Monk’s

Corner

25th Ordinary Sunday

Audio —

26th Ordinary Sunday     Matthew 21: 28-32

When it was time for the announcements at the end of Mass the new young pastor asked a question “Do you think there should be an evening Bible study?” He was overwhelmed at the response because over fifty persons out of two hundred raised their hands supporting the idea of an evening Bible study. The elated pastor began making plans. A day or two later an experienced Sunday School teacher came to visit the pastor. Gently she advised the young priest that he had asked the wrong question. She said, you should have asked “Are you willing to attend an evening Bible study?” So the next Sunday, after congratulating his parishioners for supporting a weekly Bible study class he asked the question “how many of you are willing to attend the Bible class?” The result was quite different from the week before. This time only twelve persons indicated they would be willing to attend. Today’s readings from the Holy Scripture are about making choices — deciding how to live — saying with our actions what we hold within our hearts.


Let’s set the stage for this gospel. Jesus has just entered Jerusalem, the stage where all the events of his passion and death will take place. He has come to the great temple the place of the presence of God, the heart of Judaism; The first thing Jesus does is become furious and drives out the money changers and the merchants, who blaspheme the holy Temple. The chief-priests and the elders then become very cautious and concerned about Jesus’ presence in the temple.
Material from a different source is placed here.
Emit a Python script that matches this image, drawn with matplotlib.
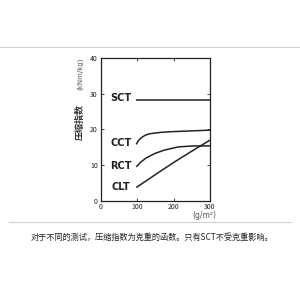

They immediately ask him. “By what authority are you doing these things, and who gave you this authority?” Jesus then presents them this parable about two sons, the first son is asked to go into the vineyard but he says “no.” He later changes his mind and goes. The second son says “yes, sir I will go” but he never goes. Jesus asks the crowd and the chief-priests, which of the two did the will of the Father? Surely, their correct answer strengthens Jesus’ case against them. The moral of the story becomes crystal clear. There are different types of people in the world. First there are people whose talk is much greater than their actions, for example, many of our politicians today. Then there are those whose actions turn out to be far better than what they have said. But the perfect person is the one whose talk and actions match each other. Jesus is the one who accepts the Father’s orders with grace and humility and then fully carries them out.


The parable teaches us that promises can never take the place of action; that pious words are never a substitute for good deeds. The Christian way is in performance and not promise. The mark of a good Christian is obedience graciously and courteously given.


This parable serves Jesus as a master strategy for defending his honor, which was being questioned; by what authority are you doing these things? It also presents a counter challenge to the chief-priests, the elders and those of us who hear him. The parable hints that their position as leaders of the Chosen People and their observance of the Mosaic Law does not necessarily guarantee that they will possess the kingdom of God. Rather it explains that their pride and their refusal to obey God’s call to repentance will exclude them from that reward. The parable says, do not say you are descendants of Abraham unless you lead a life of faith and obedience as he did. He reminds them of John the Baptist’s call to repentance which they refused to believe but the tax-collectors and the prostitutes did repent and and were baptized with the promise to change their lives.


You and I have answered the call to repentance by accepting baptism and membership in his Church. If we have grown lax in our zeal for the Lord. If we have somehow fallen away from our obedience to God’s law, there is still time. There is time to turn the ship around before we see Jesus face to face. Today we need to look into our conscience and weigh the balance of our lives.  We must turn from evil or even being luke-warm and turn to imitate Christ and how he lived in obedience to the Father. Saying with our actions what we hold within our hearts.